There are important cases where random belief approaches can fail. Indeed, it is easy to devise experiments where having policy uncertainty converges exponentially slower (or does not converge at all) than the Bayes adaptive optimal policy. Consider, for example, two k-order Markov chains with only one observable state when applying k times the same action, but we do not know which action it is. For two possible actions and a uniform prior over the two possible environments the distribution over possible worlds stays uniform as long as no reward has been observed. Choosing actions randomly according to this distribution would require 2^k actions to accidentally choose a sequence of the same action of length k. Thus, the Bayes adaptive optimal policy converges in time k, while the agent with policy uncertainty needs exponentially longer. A simple way to remedy this problem is, of course, to sample random beliefs only every k time steps (Strens [2000]). But this problem can be exacerbated in non-stationary environments. Take for instance, an increasing MDP with two actions and number of states $k=\lceil 10\sqrt{t}\rceil$, in which the optimal policy converges in 100 steps, while an agent with policy uncertainty would not converge at all in most realizations. Although (Ortega and Braun [2010b]) prove asymptotic convergence for general environments fulfilling a restrictive form of ergodicity condition, this condition needs to be weakened for the convergence proof to be applicable to most real problems. But it is clear that a form of ergodicity is required for an agent with policy uncertainty to be able to learn to act optimally. Intuitively, this means that an agent can only learn if the environment has temporally stable statistical properties.

Conclusion

In this paper we have argued that Thompson sampling is a bounded rational strategy in decision-making that can be considered optimal under given information processing constraints. Thompson sampling agents have uncertainty over their policy, which is a natural phenomenon that arises whenever there are not enough computational resources to apply the maximum expected utility principle to single out a unique optimal policy. Having policy uncertainty effectively weakens the two assumptions of the maximum expected utility principle: the optimal policy can be chosen and refined during interactions, and the computational complexity is lower. We have shown that treating this uncertainty in a Bayesian way with actions as random variables that obey causal calculus naturally leads to Thompson sampling and its Bayesian generalization. This generalized Thompson sampling can be straightforwardly applied to the problem of causal induction.

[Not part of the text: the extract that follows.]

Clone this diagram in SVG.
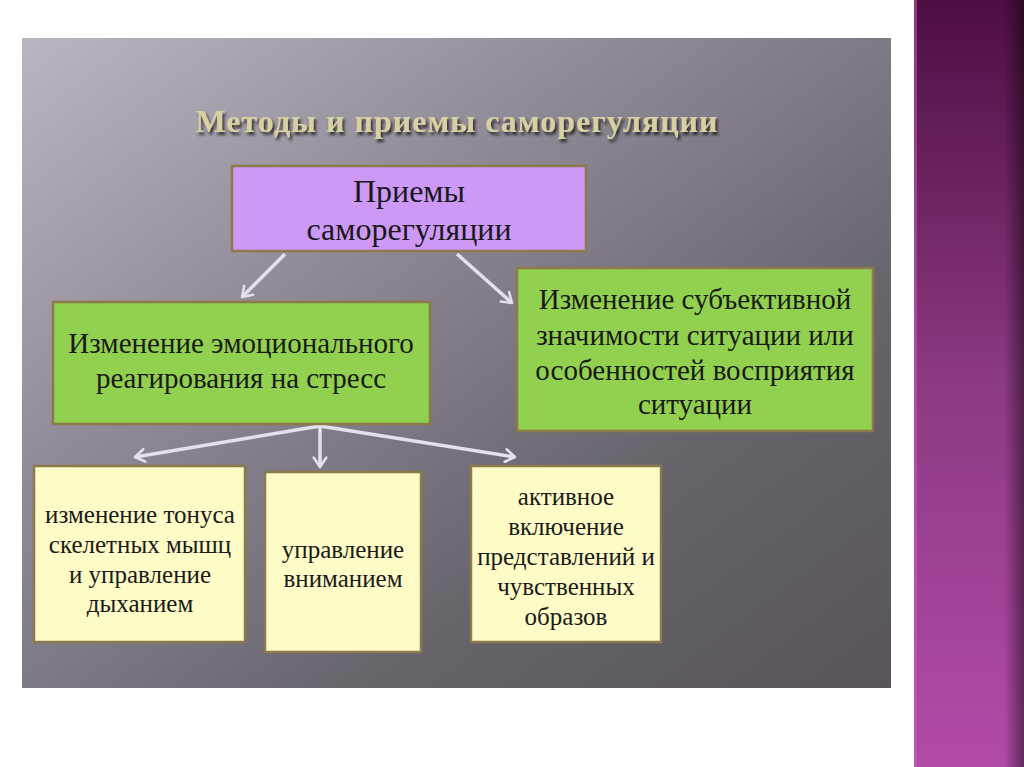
<svg xmlns="http://www.w3.org/2000/svg" width="1024" height="767" viewBox="0 0 1024 767">
<defs>
<linearGradient id="panel" x1="0" y1="0" x2="1" y2="1">
<stop offset="0" stop-color="#bab5be"/>
<stop offset="0.35" stop-color="#8f8a96"/>
<stop offset="0.7" stop-color="#67636b"/>
<stop offset="1" stop-color="#58545a"/>
</linearGradient>
<linearGradient id="stripe" x1="0" y1="0" x2="0" y2="1">
<stop offset="0" stop-color="#4e0e42"/>
<stop offset="0.5" stop-color="#8c3a82"/>
<stop offset="1" stop-color="#b24aa8"/>
</linearGradient>
<linearGradient id="edge" x1="0" y1="0" x2="1" y2="0">
<stop offset="0" stop-color="#000" stop-opacity="0"/>
<stop offset="1" stop-color="#000" stop-opacity="0.45"/>
</linearGradient>
<filter id="sh" x="-5%" y="-20%" width="110%" height="150%">
<feDropShadow dx="2" dy="3" stdDeviation="1.5" flood-color="#000" flood-opacity="0.7"/>
</filter>
<marker id="ah" viewBox="0 0 10 10" refX="7" refY="5" markerWidth="4.5" markerHeight="4.5" orient="auto" markerUnits="strokeWidth">
<path d="M1,1 L7,5 L1,9" fill="none" stroke="#e4e1ea" stroke-width="1.6" stroke-linecap="round" stroke-linejoin="round"/>
</marker>
</defs>
<style>
.box{stroke:#8c7a4a;stroke-width:2.5}
.purple{fill:#cd98f6}
.green{fill:#92d050}
.yellow{fill:#fdfbc6}
.t{font-family:"Liberation Serif",serif;fill:#1a1a1a;text-anchor:middle}
.big{font-size:32px}
.mid{font-size:29px}
.sm{font-size:25px}
.conn{stroke:#e4e1ea;stroke-width:3.5;fill:none;marker-end:url(#ah)}
</style>
<rect width="1024" height="767" fill="#ffffff"/>
<rect x="22" y="38" width="869" height="650" fill="url(#panel)"/>
<rect x="914" y="0" width="110" height="767" fill="url(#stripe)"/>
<rect x="1004" y="0" width="20" height="767" fill="url(#edge)"/>
<rect x="914" y="0" width="3" height="767" fill="#d060c0" opacity="0.5"/>
<text x="457" y="132" font-family="Liberation Serif,serif" font-size="32" font-weight="bold" fill="#d9d0a2" text-anchor="middle" filter="url(#sh)" letter-spacing="1">Методы и приемы саморегуляции</text>
<g id="connectors">
<line class="conn" x1="285" y1="254" x2="242" y2="297"/>
<line class="conn" x1="457" y1="254" x2="512" y2="303"/>
<line class="conn" x1="320" y1="426" x2="135" y2="457"/>
<line class="conn" x1="320" y1="426" x2="320" y2="467"/>
<line class="conn" x1="320" y1="426" x2="515" y2="457"/>
</g>
<g id="node-root">
<rect class="box purple" x="232" y="166" width="354" height="85"/>
<text class="t big" x="409" y="202">Приемы</text>
<text class="t big" x="409" y="240">саморегуляции</text>
</g>
<g id="node-emotional">
<rect class="box green" x="53" y="302" width="377" height="122"/>
<text class="t mid" x="241" y="353">Изменение эмоционального</text>
<text class="t mid" x="241" y="388">реагирования на стресс</text>
</g>
<g id="node-subjective">
<rect class="box green" x="517" y="268" width="356" height="163"/>
<text class="t mid" x="695" y="309">Изменение субъективной</text>
<text class="t mid" x="695" y="345">значимости ситуации или</text>
<text class="t mid" x="695" y="380">особенностей восприятия</text>
<text class="t mid" x="695" y="414">ситуации</text>
</g>
<g id="node-muscle">
<rect class="box yellow" x="34" y="466" width="211" height="176"/>
<text class="t sm" x="140" y="523">изменение тонуса</text>
<text class="t sm" x="140" y="553">скелетных мышц</text>
<text class="t sm" x="140" y="583">и управление</text>
<text class="t sm" x="140" y="612">дыханием</text>
</g>
<g id="node-attention">
<rect class="box yellow" x="265" y="472" width="156" height="180"/>
<text class="t sm" x="343" y="558">управление</text>
<text class="t sm" x="343" y="587">вниманием</text>
</g>
<g id="node-images">
<rect class="box yellow" x="471" y="466" width="190" height="176"/>
<text class="t sm" x="566" y="505">активное</text>
<text class="t sm" x="566" y="535">включение</text>
<text class="t sm" x="566" y="565">представлений и</text>
<text class="t sm" x="566" y="595">чувственных</text>
<text class="t sm" x="566" y="625">образов</text>
</g>
</svg>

Maintaining and updating Bayesian probabilities is an optimally efficient way to deal with uncertainty—be it with respect to the policy or the environment (Ortega and Braun [2010a]). As these random-belief approaches can be derived simply from probability theory and causal calculus we suggest that they cannot only be regarded as heuristic approximations to optimal decision-making, but as principled solution methods in their own right.

Endnote

^a Each custom-built policy P(a _t |θ,a_<t,o_<t) can be thought to maximize a utility function in its environment θ, but this is not essential—the policy could also just be given by a teacher’s demonstration as in imitation learning (Schaal [1999]).